Foreigners in Japan face many hurdles. To rent an apartment, for example, requires a local guarantor, and many landlords refuse to rent to foreigners. Japanese, on the other hand, blame especially Chinese foreign students for rising crime. Foreign students are 25 percent of the foreigners arrested in Japan, especially for theft and shoplifting. Many foreign students are shocked at high living costs in Japan, and tend to work more hours than their student visas permit, or steal.

In November 2003, the Immigration Bureau established stricter screening for those applying for "ryugaku" (college) and "shugaku" (pre-college) visas from countries with the highest number of visa overstayers -- China, Myanmar, Bangladesh and Mongolia- mostly pre-college foreigners coming to Japan to learn Japanese. As a result, a sample of 400 Japanese language schools reported in spring 2004 that 70 percent of the applications from Chinese language students were rejected. There were about 10,000 language student overstayers in Japan in January 2003.

In February 2004, the Immigration Ministry added a form on its web site that takes reports of suspected unauthorized foreigners. There were an estimated 219,400 illegal foreigners in Japan in January 2004, 70 percent of whom entered with short-term visas, and the government reported receiving "hundreds" of tips on suspected illegal foreigners. The government reported that 46,400 of the unauthorized foreigners were Koreans, followed by 33,500 Chinese and 31,400 Filipinos.

Korea. Korea had an estimated 139,000 unauthorized foreigners in spring 2004, with the leading countries of origin China, Vietnam, Bangladesh, Nepal and the Philippines; there were 267,000 legal foreign residents.

Under Korea's new guest worker program, unauthorized foreigners could leave by March 1, 2004 without paying fines, but few did. One article profiled a Filipina who borrowed $6,000 to get a contract to work in Korea, but was paid only $500 a month, not the promised $2,000 a month, and remains in debt after four years and is thus unwilling to return.

Korea has a trainee program, under which foreigners work in small and medium-sized firms for less than the minimum wage. Under the new guest worker program, foreigners are entitled to at least the minimum wage, but they can stay in Korea a maximum of four years, including any time they were in Korea illegally. Workers in Korea more than four years who are apprehended after March 1, 2004 are subject to fines.
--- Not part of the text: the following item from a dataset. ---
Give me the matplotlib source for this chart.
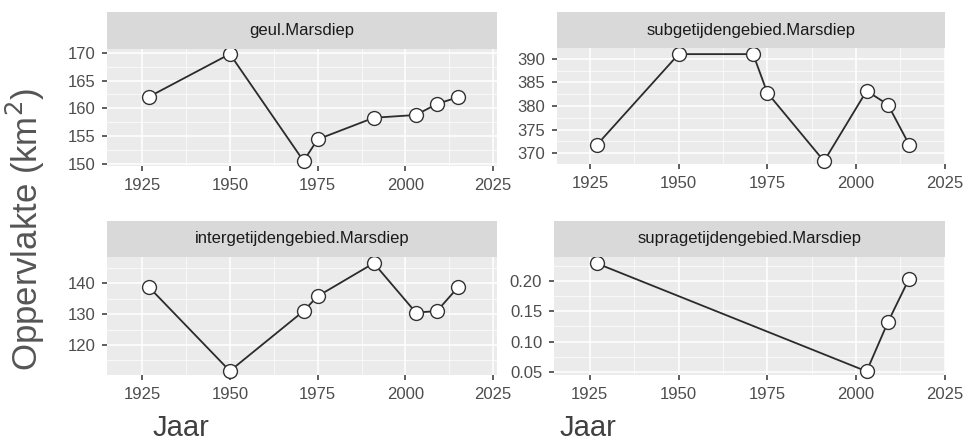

In March 2004, the Korean government announced that 79,000 foreign workers would be admitted to fill jobs in manufacturing, construction, agriculture and livestock cultivation, fisheries and services. Some 25,000 visas are reserved for nationals of the Philippines, Thailand, Mongolia, China, Kazakhstan, Sri Lanka, Vietnam and Indonesia, and 16,000 for ethnic Koreans living abroad.

Norimitsu Onishi, "Mood Sours for Japan's Other Asian Students," New York Times, March 28, 2004.